It’s a shame, you look around at people anymore and there is a common restriction: just being yourself. Who is it that we are out to impress? Why do so many people fear just taking steps and strides in being who they are? It’s the overall oppression that society places around the concept of ‘normal’, and in all seriousness, it’s a joke.
Society is demented
And if anything defining society as that is being kind and light about the subject. Judgment is everywhere, you have the people that feel others should kneel at their feet, the people who go over-extreme just to defy them, and then you have the several that dwindle in-between and just try to stay out of the lime-light.
All of the above is wrong though, what happened to simply just being a certain way because it is who you are? People criticize hobbies, they put one another down in some kind of race to try and feel better, but the core of the matter, simply learning to have an appreciation and feel happiness toward what you do has been lost long ago.
It’s really one of those times where you have to stop and think for a moment and see the truth behind it all. Where did this fear come from? The answer: role models, and people we look up to.
When people we look up to create a negative vortex
It should be clear at this point that people as a whole drive me borderline crazy. Sure, there are awesome people out there, I’m not taking away from that. There are people that will be there at every problem you encounter, offer emotional salvation during the most heart-wrenching times, but more often then not the people we encounter are selfish, ignorant, and negative.
People began to fear simply being themselves when people they held a high opinion towards began to view their hobbies and interests as stupid, and refused to acknowledge the great things about them that make them an individual. It’s easy to dislike a majority of people when you take the time to notice how much power they have in preventing someone to become everything they are meant to be.

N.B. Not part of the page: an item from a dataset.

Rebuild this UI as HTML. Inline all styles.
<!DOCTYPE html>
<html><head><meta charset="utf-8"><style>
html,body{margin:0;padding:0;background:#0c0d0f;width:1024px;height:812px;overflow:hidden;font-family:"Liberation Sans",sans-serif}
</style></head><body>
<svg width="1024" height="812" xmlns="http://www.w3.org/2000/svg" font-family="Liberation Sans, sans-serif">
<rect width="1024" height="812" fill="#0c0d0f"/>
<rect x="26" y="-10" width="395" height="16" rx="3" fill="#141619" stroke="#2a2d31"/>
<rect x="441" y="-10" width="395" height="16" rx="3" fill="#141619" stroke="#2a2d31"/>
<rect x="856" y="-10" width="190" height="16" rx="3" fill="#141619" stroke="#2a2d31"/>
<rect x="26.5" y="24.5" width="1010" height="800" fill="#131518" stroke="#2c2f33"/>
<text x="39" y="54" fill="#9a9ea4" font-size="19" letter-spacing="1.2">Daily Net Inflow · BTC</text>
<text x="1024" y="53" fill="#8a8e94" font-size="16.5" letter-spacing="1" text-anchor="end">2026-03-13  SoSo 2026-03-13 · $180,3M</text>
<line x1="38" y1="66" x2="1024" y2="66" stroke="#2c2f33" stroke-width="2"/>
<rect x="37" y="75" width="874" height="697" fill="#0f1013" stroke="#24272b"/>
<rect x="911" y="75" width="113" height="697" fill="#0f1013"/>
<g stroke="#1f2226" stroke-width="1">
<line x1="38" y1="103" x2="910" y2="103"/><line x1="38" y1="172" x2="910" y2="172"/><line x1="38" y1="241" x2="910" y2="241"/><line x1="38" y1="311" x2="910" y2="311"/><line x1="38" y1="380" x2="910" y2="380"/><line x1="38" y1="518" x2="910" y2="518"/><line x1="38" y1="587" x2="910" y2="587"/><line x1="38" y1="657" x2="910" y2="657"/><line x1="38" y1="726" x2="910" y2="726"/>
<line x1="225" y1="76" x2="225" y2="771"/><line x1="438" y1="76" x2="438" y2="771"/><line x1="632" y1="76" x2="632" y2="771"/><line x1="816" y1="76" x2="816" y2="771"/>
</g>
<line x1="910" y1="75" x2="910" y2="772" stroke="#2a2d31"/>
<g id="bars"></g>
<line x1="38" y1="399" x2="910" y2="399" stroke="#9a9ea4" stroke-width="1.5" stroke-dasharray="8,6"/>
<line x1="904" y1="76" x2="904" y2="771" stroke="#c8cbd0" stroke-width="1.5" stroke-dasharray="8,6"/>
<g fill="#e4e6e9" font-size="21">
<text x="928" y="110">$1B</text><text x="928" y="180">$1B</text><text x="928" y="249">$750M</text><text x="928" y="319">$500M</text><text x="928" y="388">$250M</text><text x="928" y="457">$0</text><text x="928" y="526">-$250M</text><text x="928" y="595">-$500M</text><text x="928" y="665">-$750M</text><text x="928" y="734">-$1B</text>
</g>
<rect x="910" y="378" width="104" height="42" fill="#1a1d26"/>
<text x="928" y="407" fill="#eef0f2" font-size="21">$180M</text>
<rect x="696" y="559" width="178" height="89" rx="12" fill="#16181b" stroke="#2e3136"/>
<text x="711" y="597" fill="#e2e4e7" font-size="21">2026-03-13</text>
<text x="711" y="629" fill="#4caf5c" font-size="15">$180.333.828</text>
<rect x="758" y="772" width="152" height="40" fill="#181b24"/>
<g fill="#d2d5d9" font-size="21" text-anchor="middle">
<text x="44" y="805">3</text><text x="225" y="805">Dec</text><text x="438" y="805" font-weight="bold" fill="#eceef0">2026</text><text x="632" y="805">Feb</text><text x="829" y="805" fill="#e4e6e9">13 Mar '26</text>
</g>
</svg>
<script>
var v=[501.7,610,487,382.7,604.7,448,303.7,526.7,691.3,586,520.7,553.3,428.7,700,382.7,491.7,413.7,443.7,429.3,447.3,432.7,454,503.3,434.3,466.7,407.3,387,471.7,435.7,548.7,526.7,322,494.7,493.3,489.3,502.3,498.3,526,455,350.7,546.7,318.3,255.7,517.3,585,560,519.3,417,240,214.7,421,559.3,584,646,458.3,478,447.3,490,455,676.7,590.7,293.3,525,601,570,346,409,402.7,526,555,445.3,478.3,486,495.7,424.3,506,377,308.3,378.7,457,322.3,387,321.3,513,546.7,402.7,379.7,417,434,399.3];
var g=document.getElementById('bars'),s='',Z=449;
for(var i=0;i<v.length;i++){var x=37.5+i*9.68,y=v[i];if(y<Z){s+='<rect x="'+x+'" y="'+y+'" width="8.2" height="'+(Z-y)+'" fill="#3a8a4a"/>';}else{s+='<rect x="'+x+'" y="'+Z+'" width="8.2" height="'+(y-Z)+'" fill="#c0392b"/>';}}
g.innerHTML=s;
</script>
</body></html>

Personally, I’ve found quite a joy in making people feel awkward when I am out and about because I speak my mind. I’m not afraid to be myself, there is nothing that can be said or directed at me about things that I value, or hobbies that I love because I view it as they are meant to be: things that I care about.
Since when did other peoples values and opinions toward your personal hobbies, feelings, and other things associated with regular living hold such power? Well, that moment happens to be the moment that many of us stop respecting ourselves.
Great people became great because they stood by themselves
One thing is factual, there is a large difference between constructive criticism and negative influence. It’s one thing to point out errors or problems in something and offer words of encouragement and suggestions to improve, it is another to voice an outright dislike about something and discredit something ‘just because’.
The one thing that you learn over time is that you can have pure control over your hobbies and the things that make you happy, the people that discredit what makes you happy, it is ultimately your choice to keep them around. A person or thing only has power over your own personal well-being when you give them that opportunity, the people who are consistently negative, what are you losing in letting them go?
People that have made themselves great and observed as ‘great and incredible’ minds in the roots of history are all people that were told that they couldn’t do it. They were told that they were wasting their time and that they were living in a dream world, up until that dream became reality. They gave the big middle finger to those whose opinion held no bearing. That very mental concept should be put into effect in everyones life.
Being yourself is about you
Depression is something that plagues more then a few of us, as a matter of fact it is far more common then happiness and the reason behind it is simple, people stopped believing in themselves.
Self-esteem is one of those things that has a tendency to get crushed once an individual experiences enough negativity in a lifetime, but take it from me, it doesn’t have to last forever. You have to convince yourself that your hobbies and that the roots of your happiness are things that you have to achieve on your own. It is one thing to enjoy something, and another to rely on it solely to feel happiness.
I am someone who has a self-esteem that got stomped into the ground, and many days it is something that still feels fractured and broken, but the fact is, not every day feels that way. It’s the fact that I can find happiness on my own. When you convince yourself that happiness is a possibility, you are one step closer to obtaining it. When you recognize feeling bad is normal and find the roots to that feeling, you take a step in having a little more control over yourself.
I guess I write this because I know what it feels to be put down and to feel like your best is never good enough, but that is all the more reason that I emphasize that other opinions don’t matter THAT much. Not to the extent you have to live in shame and feel like a mistake or failure, screw all that. When you live under the spotlight of judgment the only opinion that truly matters in the end is your own, and the recognition that you put in your best efforts.
Life is about enjoying what matters to you, appreciating hobbies and recreational ‘blank’ because it is something that offers you the chance to feel a few episodes of euphoria. If you feel broken, hurt, alone, or whatever the case may be, view it for what it is: temporary.
Control is something that we can acquire, the first step is recognizing where change needs to be put into effect.
Be yourself, and be happy with who you are. Outside opinions don’t mean a damn thing.